• Direction:
Copy exactly, and only, the lines below from the first through the one containing "(cobrT) at (529,153)", both included; pictures are omitted.

• Dataset extract:
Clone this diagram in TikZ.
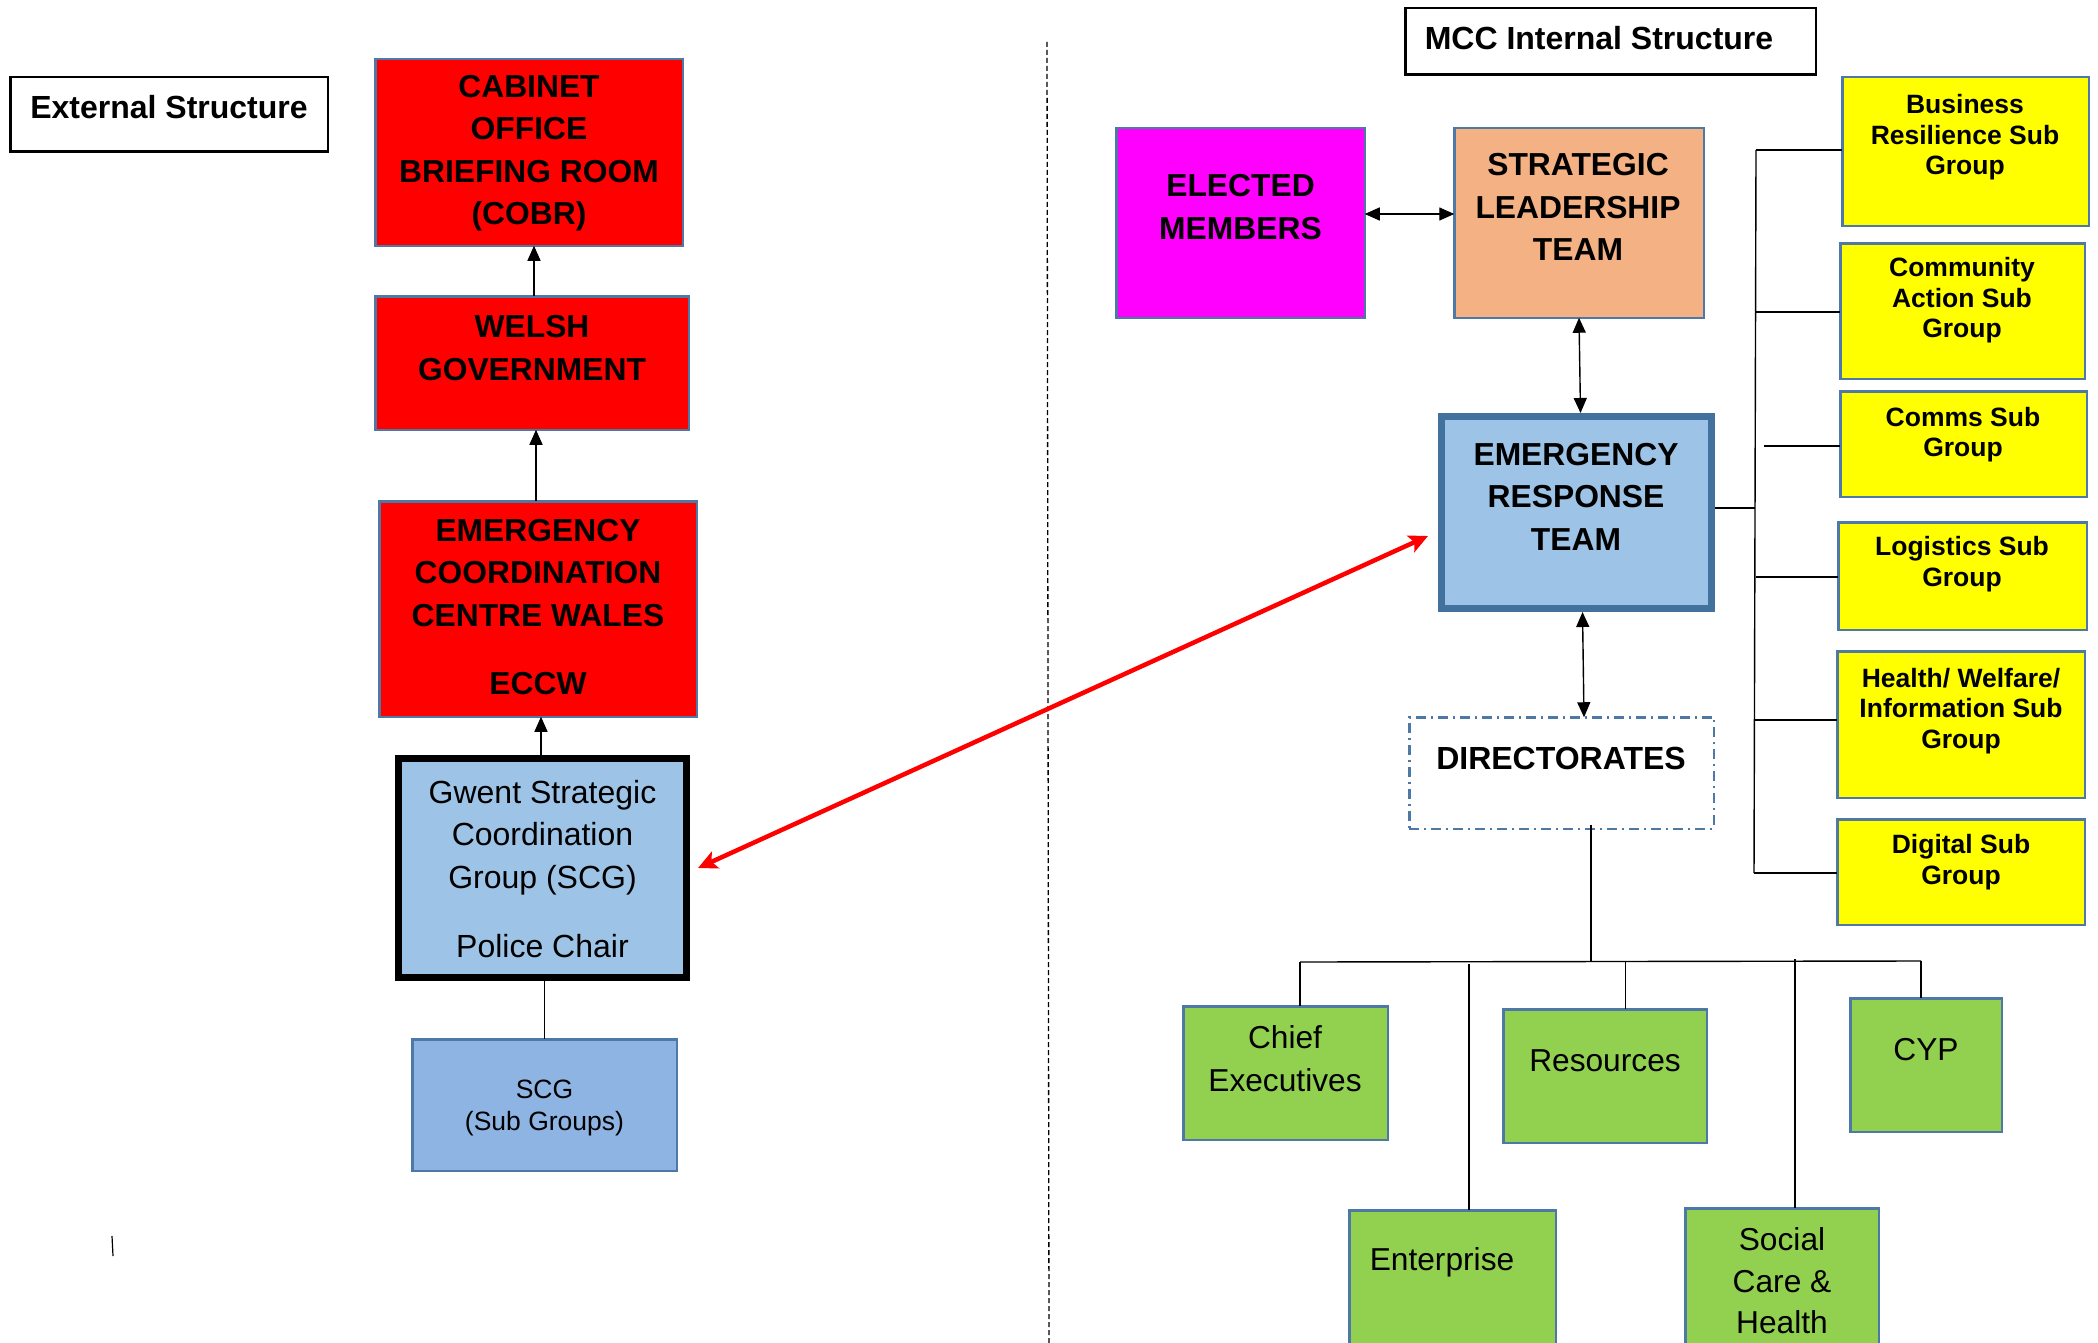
\documentclass[tikz,border=0pt]{standalone}
\usepackage{fontspec}
\setmainfont{Liberation Sans}
\usetikzlibrary{arrows.meta,calc}
\definecolor{bordc}{HTML}{4E79A7}
\definecolor{ertc}{HTML}{41719C}
\definecolor{redc}{HTML}{FF0000}
\definecolor{magc}{HTML}{FF00FF}
\definecolor{peachc}{HTML}{F4B183}
\definecolor{lbluec}{HTML}{9DC3E6}
\definecolor{subbluec}{HTML}{8EB4E3}
\definecolor{yelc}{HTML}{FFFF00}
\definecolor{grnc}{HTML}{92D050}
\tikzset{
  bx/.style={draw=bordc, line width=2.5pt, inner sep=0pt, outer sep=0pt},
  tb/.style={align=center, font={\bfseries\fontsize{31.8}{42.5}\selectfont}, inner sep=0pt},
  tr/.style={align=center, font={\fontsize{32}{42.5}\selectfont}, inner sep=0pt},
  ty/.style={align=center, font={\bfseries\fontsize{26.5}{30.5}\selectfont}, inner sep=0pt},
  arr/.style={line width=1.4pt, -{Triangle[length=15pt,width=13pt]}},
  darr/.style={line width=1.4pt, {Triangle[length=15pt,width=13pt]}-{Triangle[length=15pt,width=13pt]}},
  ln/.style={line width=1.4pt},
  redarr/.style={draw=redc, line width=4.5pt, {Stealth[length=19pt,width=18pt,inset=4pt]}-{Stealth[length=19pt,width=18pt,inset=4pt]}},
}
\begin{document}
\begin{tikzpicture}[x=1pt,y=-1pt]
\useasboundingbox (0,0) rectangle (2098,1343);
\fill[white] (0,0) rectangle (2098,1343);

% divider
\coordinate (dvT) at (1047,42);
\coordinate (dvB) at (1049,1343);
\draw[line width=1.3pt, dash pattern=on 5pt off 3pt] (dvT) -- (dvB);

% ---------- External structure ----------
\node[bx, draw=black, minimum width=317.5, minimum height=74.5] (ext) at (169,114.5) {};
\node[tb, font={\bfseries\fontsize{32}{38}\selectfont}] (extT) at (169,107) {External Structure};

\node[bx, fill=redc, minimum width=307.5, minimum height=186.5] (cobr) at (529,152.5) {};
\node[tb] (cobrT) at (529,153) {CABINET\\OFFICE\\BRIEFING ROOM\\(COBR)};

\node[bx, fill=redc, minimum width=313.5, minimum height=133.5] (welsh) at (532,363) {};
\node[tb] (welshT) at (532,348) {WELSH\\GOVERNMENT};

\node[bx, fill=redc, minimum width=317.5, minimum height=215.5] (eccw) at (538,609) {};
\node[tb] (eccwT) at (538,607) {EMERGENCY\\COORDINATION\\CENTRE WALES\\[26pt]ECCW};

\node[bx, draw=black, line width=7pt, fill=lbluec, minimum width=288, minimum height=219] (scg) at (542.5,868) {};
\node[tr] (scgT) at (542.5,869) {Gwent Strategic\\Coordination\\Group (SCG)\\[27pt]Police Chair};

\node[bx, fill=subbluec, minimum width=264.5, minimum height=131.5] (scgsub) at (544.5,1105) {};
\node[tr, font={\fontsize{26.5}{32}\selectfont}] (scgsubT) at (544.5,1108) {SCG\\(Sub Groups)};

\draw[arr] ([xshift=2]welsh.north) -- ([xshift=2]welsh.north |- cobr.south);
\draw[arr] ([xshift=-2]eccw.north) -- ([xshift=-2]eccw.north |- welsh.south);
\draw[arr] ([xshift=-1.5,yshift=3.5]scg.north) -- ([xshift=-1.5]scg.north |- eccw.south);
\draw[ln] ([yshift=-3.5]scgsub.north |- scg.south) -- (scgsub.north);

\coordinate (tickA) at (112,1236);
\coordinate (tickB) at (113,1256);
\draw[line width=1.2pt] (tickA) -- (tickB);

% ---------- MCC internal structure ----------
\node[bx, draw=black, minimum width=410.5, minimum height=66.5] (mcc) at (1610.5,41.5) {};
\node[tb, font={\bfseries\fontsize{32}{38}\selectfont}] (mccT) at (1599,38) {MCC Internal Structure};

\node[bx, fill=magc, minimum width=248.5, minimum height=189.5] (elected) at (1240.5,223) {};
\node[tb] (electedT) at (1240.5,207) {ELECTED\\MEMBERS};

\node[bx, fill=peachc, minimum width=249.5, minimum height=189.5] (slt) at (1579,223) {};
\node[tb] (sltT) at (1578,207) {STRATEGIC\\LEADERSHIP\\TEAM};

\node[bx, draw=ertc, line width=7pt, fill=lbluec, minimum width=270, minimum height=192] (ert) at (1576.5,512.5) {};
\node[tb] (ertT) at (1576,496.5) {EMERGENCY\\RESPONSE\\TEAM};

\node[bx, fill=white, dash pattern=on 10pt off 5pt on 2pt off 5pt, minimum width=304.5, minimum height=111.5] (dir) at (1561.5,773) {};
\node[tb, font={\bfseries\fontsize{32}{40}\selectfont}] (dirT) at (1561,758) {DIRECTORATES};

\draw[darr] ([yshift=9]elected.east) -- ([yshift=9]slt.west);
\draw[darr] (slt.south) -- ([xshift=1.5,yshift=3.5]slt.south |- ert.north);
\draw[darr] ([xshift=6,yshift=-3.5]ert.south) -- ([xshift=7.5]ert.south |- dir.north);

% sub groups
\node[bx, fill=yelc, minimum width=246.5, minimum height=148.5] (br) at (1965.5,151.5) {};
\node[ty] (brT) at (1965,137.5) {Business\\Resilience Sub\\Group};
\node[bx, fill=yelc, minimum width=244.5, minimum height=135.5] (ca) at (1962.5,311) {};
\node[ty] (caT) at (1962,300.5) {Community\\Action Sub\\Group};
\node[bx, fill=yelc, minimum width=246.5, minimum height=105.5] (comms) at (1963.5,444) {};
\node[ty] (commsT) at (1963,434.5) {Comms Sub\\Group};
\node[bx, fill=yelc, minimum width=248.5, minimum height=107.5] (logi) at (1962.5,576) {};
\node[ty] (logiT) at (1962,564) {Logistics Sub\\Group};
\node[bx, fill=yelc, minimum width=247.5, minimum height=146.5] (health) at (1961,724.5) {};
\node[ty] (healthT) at (1961,711) {Health/ Welfare/\\Information Sub\\Group};
\node[bx, fill=yelc, minimum width=247.5, minimum height=105.5] (dig) at (1961,872) {};
\node[ty] (digT) at (1961,862) {Digital Sub\\Group};

\coordinate (barT) at (1756,150);
\coordinate (barB) at (1754,873);
\coordinate (j2) at (1756,312);
\coordinate (j3) at (1764,446);
\coordinate (j4) at (1756,577);
\coordinate (j5) at (1755,720);
\coordinate (jE) at (1755,508);
\draw[ln] (barT) -- (barB);
\draw[ln] (barT) -- (barT -| br.west);
\draw[ln] (j2) -- (j2 -| ca.west);
\draw[ln] (j3) -- (j3 -| comms.west);
\draw[ln] (j4) -- (j4 -| logi.west);
\draw[ln] (j5) -- (j5 -| health.west);
\draw[ln] (barB) -- (barB -| dig.west);
\draw[ln] ([xshift=3.5]jE -| ert.east) -- (jE);

% directorates
\node[bx, fill=grnc, minimum width=204.5, minimum height=133.5] (chief) at (1285.5,1073) {};
\node[tr, font={\fontsize{31.7}{43}\selectfont}] (chiefT) at (1285,1059) {Chief\\Executives};
\node[bx, fill=grnc, minimum width=203.5, minimum height=133.5] (res) at (1605,1076) {};
\node[tr, font={\fontsize{31.7}{43}\selectfont}] (resT) at (1605,1061) {Resources};
\node[bx, fill=grnc, minimum width=151.5, minimum height=133.5] (cyp) at (1926,1065) {};
\node[tr, font={\fontsize{31.7}{43}\selectfont}] (cypT) at (1926,1050) {CYP};
\node[bx, fill=grnc, minimum width=206.5, minimum height=208.5] (ent) at (1452.5,1314.5) {};
\node[tr, font={\fontsize{31.7}{43}\selectfont}] (entT) at (1442,1262) {Enterprise};
\node[bx, fill=grnc, minimum width=193.5, minimum height=210.5] (soc) at (1782,1313.5) {};
\node[tr, font={\fontsize{31.7}{41.5}\selectfont}] (socT) at (1782,1281) {Social\\Care \&\\Health};

\coordinate (busC) at (1591,961);
\coordinate (busL) at (1300,962);
\coordinate (busR) at (1921,961);
\coordinate (dE) at (1469,964);
\coordinate (dR) at (1625.5,962);
\coordinate (dS) at (1795,959);
\draw[ln] ([yshift=4]busC |- dir.south) -- (busC);
\draw[ln] (busL) -- (busR);
\draw[ln] (busL) -- (busL |- chief.north);
\draw[ln] (dE) -- (dE |- ent.north);
\draw[ln] (dR) -- (dR |- res.north);
\draw[ln] (dS) -- (dS |- soc.north);
\draw[ln] (busR) -- (busR |- cyp.north);

% red link
\draw[redarr] ([xshift=11.5]scg.east) -- ([shift={(-13.5,23.5)}]ert.west);
\end{tikzpicture}
\end{document}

• Finished exercise:
Clone this diagram in TikZ.
\documentclass[tikz,border=0pt]{standalone}
\usepackage{fontspec}
\setmainfont{Liberation Sans}
\usetikzlibrary{arrows.meta,calc}
\definecolor{bordc}{HTML}{4E79A7}
\definecolor{ertc}{HTML}{41719C}
\definecolor{redc}{HTML}{FF0000}
\definecolor{magc}{HTML}{FF00FF}
\definecolor{peachc}{HTML}{F4B183}
\definecolor{lbluec}{HTML}{9DC3E6}
\definecolor{subbluec}{HTML}{8EB4E3}
\definecolor{yelc}{HTML}{FFFF00}
\definecolor{grnc}{HTML}{92D050}
\tikzset{
  bx/.style={draw=bordc, line width=2.5pt, inner sep=0pt, outer sep=0pt},
  tb/.style={align=center, font={\bfseries\fontsize{31.8}{42.5}\selectfont}, inner sep=0pt},
  tr/.style={align=center, font={\fontsize{32}{42.5}\selectfont}, inner sep=0pt},
  ty/.style={align=center, font={\bfseries\fontsize{26.5}{30.5}\selectfont}, inner sep=0pt},
  arr/.style={line width=1.4pt, -{Triangle[length=15pt,width=13pt]}},
  darr/.style={line width=1.4pt, {Triangle[length=15pt,width=13pt]}-{Triangle[length=15pt,width=13pt]}},
  ln/.style={line width=1.4pt},
  redarr/.style={draw=redc, line width=4.5pt, {Stealth[length=19pt,width=18pt,inset=4pt]}-{Stealth[length=19pt,width=18pt,inset=4pt]}},
}
\begin{document}
\begin{tikzpicture}[x=1pt,y=-1pt]
\useasboundingbox (0,0) rectangle (2098,1343);
\fill[white] (0,0) rectangle (2098,1343);

% divider
\coordinate (dvT) at (1047,42);
\coordinate (dvB) at (1049,1343);
\draw[line width=1.3pt, dash pattern=on 5pt off 3pt] (dvT) -- (dvB);

% ---------- External structure ----------
\node[bx, draw=black, minimum width=317.5, minimum height=74.5] (ext) at (169,114.5) {};
\node[tb, font={\bfseries\fontsize{32}{38}\selectfont}] (extT) at (169,107) {External Structure};

\node[bx, fill=redc, minimum width=307.5, minimum height=186.5] (cobr) at (529,152.5) {};
\node[tb] (cobrT) at (529,153) {CABINET\\OFFICE\\BRIEFING ROOM\\(COBR)};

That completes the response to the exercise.